A group dedicated to curbing insurance litigation praised Gov. Ron DeSantis on Tuesday for calling on lawmakers to rein in “attorney fee jackpots” in property insurance lawsuits.
The Consumer Protection Coalition, which is spearheaded by the Florida Chamber of Commerce, also praised the Governor for ordering a Special Session to address the property insurance crisis, which has been marked by rising premiums and several insurers either exiting the Florida market or entering receivership.
The CPC and many of its member organizations blame the market’s tailspin on a glut of lawsuits. The instability is complex, however, Florida does have a high volume of property insurance lawsuits — a report from the state’s Office of Insurance Regulation found that Florida accounted for less than a tenth of homeowners’ insurance claims but more than three-quarters of all homeowners’ litigation in the United States.

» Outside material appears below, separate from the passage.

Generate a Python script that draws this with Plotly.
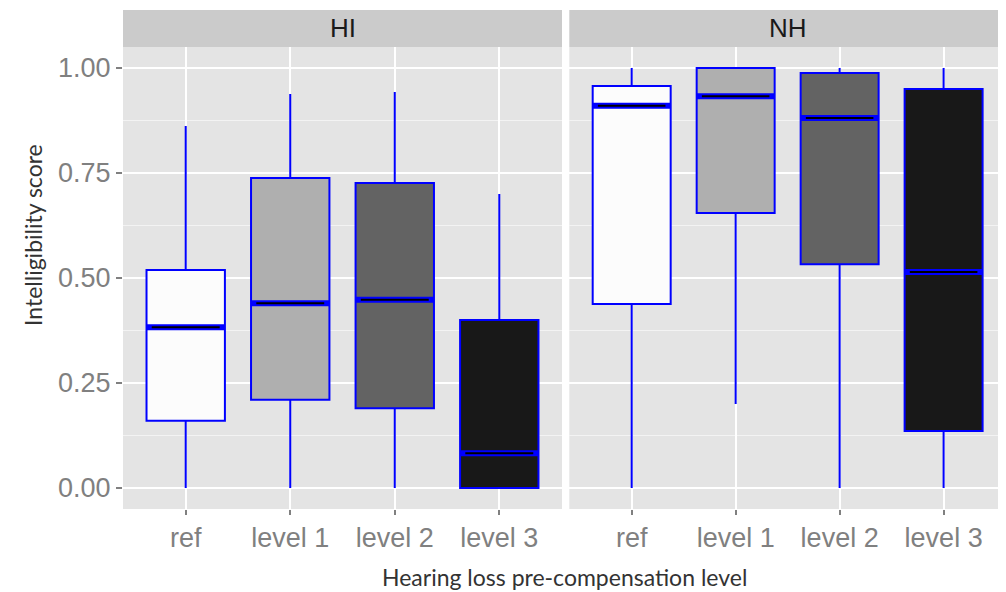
import plotly.graph_objects as go

categories = ["ref", "level 1", "level 2", "level 3"]
panels = ["HI", "NH"]
fills = ["#fcfcfc", "#afafaf", "#636363", "#181818"]

# HI panel stats
hi_low = [0.0, 0.0, 0.0, 0.0]
hi_q1 = [0.160, 0.210, 0.190, 0.0]
hi_med = [0.383, 0.440, 0.448, 0.083]
hi_q3 = [0.519, 0.738, 0.726, 0.400]
hi_high = [0.862, 0.938, 0.943, 0.700]

# NH panel stats
nh_low = [0.0, 0.200, 0.0, 0.0]
nh_q1 = [0.438, 0.655, 0.533, 0.136]
nh_med = [0.910, 0.933, 0.881, 0.514]
nh_q3 = [0.957, 1.0, 0.988, 0.950]
nh_high = [1.0, 1.0, 1.0, 1.0]

y_ticks = [0.0, 0.25, 0.5, 0.75, 1.0]

# page has an 8px body margin; figure coordinates = page coordinates - 8
OFF = 8
W, H = 1006 - OFF, 592 - OFF
L, R, T, B = 123 - OFF, 0, 10 - OFF, 592 - 509
plot_w = W - L - R
plot_h = H - T - B
panel_top = (509 - 47) / plot_h
hi_dom = [0, 439 / plot_w]
nh_dom = [446.3 / plot_w, 1]

fig = go.Figure()
box_w = 0.75
stats = [
    ("x", "y", hi_low, hi_q1, hi_med, hi_q3, hi_high),
    ("x2", "y2", nh_low, nh_q1, nh_med, nh_q3, nh_high),
]
for xa, ya, lo, q1, md, q3, hi in stats:
    for i, c in enumerate(categories):
        pos = i + 1
        fig.add_trace(go.Box(
            x=[pos], q1=[q1[i]], median=[md[i]], q3=[q3[i]],
            lowerfence=[lo[i]], upperfence=[hi[i]],
            width=box_w, whiskerwidth=0, boxpoints=False,
            fillcolor=fills[i], line=dict(color="#0000ff", width=2),
            xaxis=xa, yaxis=ya, showlegend=False, hoverinfo="skip",
        ))
        fig.add_trace(go.Scatter(
            x=[pos - box_w / 2, pos + box_w / 2], y=[md[i], md[i]],
            mode="lines", line=dict(color="#0000ff", width=6),
            xaxis=xa, yaxis=ya, showlegend=False, hoverinfo="skip",
        ))
        fig.add_trace(go.Scatter(
            x=[pos - box_w / 2 + 0.05, pos + box_w / 2 - 0.05], y=[md[i], md[i]],
            mode="lines", line=dict(color="#000000", width=2),
            xaxis=xa, yaxis=ya, showlegend=False, hoverinfo="skip",
        ))

tickfont = dict(family="Liberation Sans, Arial", size=27, color="#808080")
xcommon = dict(
    range=[0.4, 4.6], tickvals=[1, 2, 3, 4], ticktext=categories,
    showgrid=True, gridcolor="#ffffff", gridwidth=2, zeroline=False,
    ticks="outside", ticklen=5, tickwidth=1.5, tickcolor="#808080",
    tickfont=tickfont, showline=False, fixedrange=True,
)
ycommon = dict(
    range=[-0.05, 1.05], tickvals=y_ticks, tickformat=".2f",
    showgrid=True, gridcolor="#ffffff", gridwidth=2, zeroline=False,
    minor=dict(tickvals=[0.125, 0.375, 0.625, 0.875], showgrid=True,
               gridcolor="#f3f3f3", gridwidth=1, ticks=""),
    domain=[0, panel_top], showline=False, fixedrange=True,
)

fig.update_layout(
    width=W, height=H,
    margin=dict(l=L, r=R, t=T, b=B, autoexpand=False),
    paper_bgcolor="#ffffff",
    plot_bgcolor="#e4e4e4",
    xaxis=dict(domain=hi_dom, anchor="y", **xcommon),
    xaxis2=dict(domain=nh_dom, anchor="y2", **xcommon),
    yaxis=dict(anchor="x", ticks="outside", ticklen=6, tickwidth=1.5,
               tickcolor="#808080", tickfont=tickfont, **ycommon),
    yaxis2=dict(anchor="x2", showticklabels=False, ticks="", **ycommon),
)

# facet strips
for dom, name in [(hi_dom, panels[0]), (nh_dom, panels[1])]:
    fig.add_shape(type="rect", xref="paper", yref="paper",
                  x0=dom[0], x1=dom[1], y0=panel_top, y1=1,
                  fillcolor="#cbcbcb", line=dict(width=0), layer="below")
    fig.add_annotation(text=name, xref="paper", yref="paper",
                       x=(dom[0] + dom[1]) / 2, y=(panel_top + 1) / 2,
                       showarrow=False, xanchor="center", yanchor="middle",
                       font=dict(family="Liberation Sans, Arial", size=26, color="#1a1a1a"))

# axis titles (page coordinates converted to paper)
fig.add_annotation(text="Hearing loss pre-compensation level", xref="paper", yref="paper",
                   x=(564 - OFF - L) / plot_w, y=(H - (577 - OFF) - B) / plot_h, showarrow=False,
                   xanchor="center", yanchor="middle",
                   font=dict(family="Lato, Open Sans", size=23, color="#333333"))
fig.add_annotation(text="Intelligibility score", xref="paper", yref="paper",
                   x=(33 - OFF - L) / plot_w, y=(H - (235 - OFF) - B) / plot_h, showarrow=False,
                   xanchor="center", yanchor="middle", textangle=-90,
                   font=dict(family="Lato, Open Sans", size=23, color="#333333"))

fig.write_html("out.html")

“Recognizing the severity of the crisis, Governor DeSantis repeatedly called on the Legislature to take up and pass significant property insurance reforms during the 2022 Regular Session. When those reforms failed to materialize, Governor DeSantis once again turned words into action, unilaterally calling the Legislature back into Special Session and driving consensus on a substantial agenda,” said William Large, President of the Florida Justice Reform Institute, and a member of the CPC. “The proposed property insurance reform legislation will go a long way towards getting to the heart of escalating rates and limited coverage — lawsuit abuse.”
The CPC also praised Sen. Jim Boyd and Rep. Jay Trumbull, both Republicans, for their role in developing the property insurance package under consideration during the Special Session and Insurance Commissioner David Altmaier “for providing critical marketplace data and counsel for legislators to act upon.”
The organization specifically highlighted provisions in the reform package that would eliminate attorney fees if a policy is signed over to a third party — a practice known as “Assignment of Benefits” (AOB). CPC also praised provisions that would limit contingency fee multipliers to “rare and exceptional cases” and require trial attorneys to prove an insurer breached its contract with the policyholder as a condition for prevailing in a bad faith lawsuit.
“Litigation drives losses and losses drive rate increases. With Florida accounting for 79% of the nation’s homeowners’ insurance lawsuits over claims filed while making up only 8% of the nation’s homeowners’ insurance claims, it is clear Florida has a litigation problem that is costing Florida ratepayers when they can least afford it,” a CPC news release said.
“The necessary lawsuit abuse reforms put forth by Senator Boyd and Representative Trumbull in SB 2D/HB 1D will help build the infrastructure for a stabler and more competitive insurance market. We thank Governor Ron DeSantis for his leadership in calling this Special Session to stand up for consumers and tackle the root causes driving up property insurance rates.”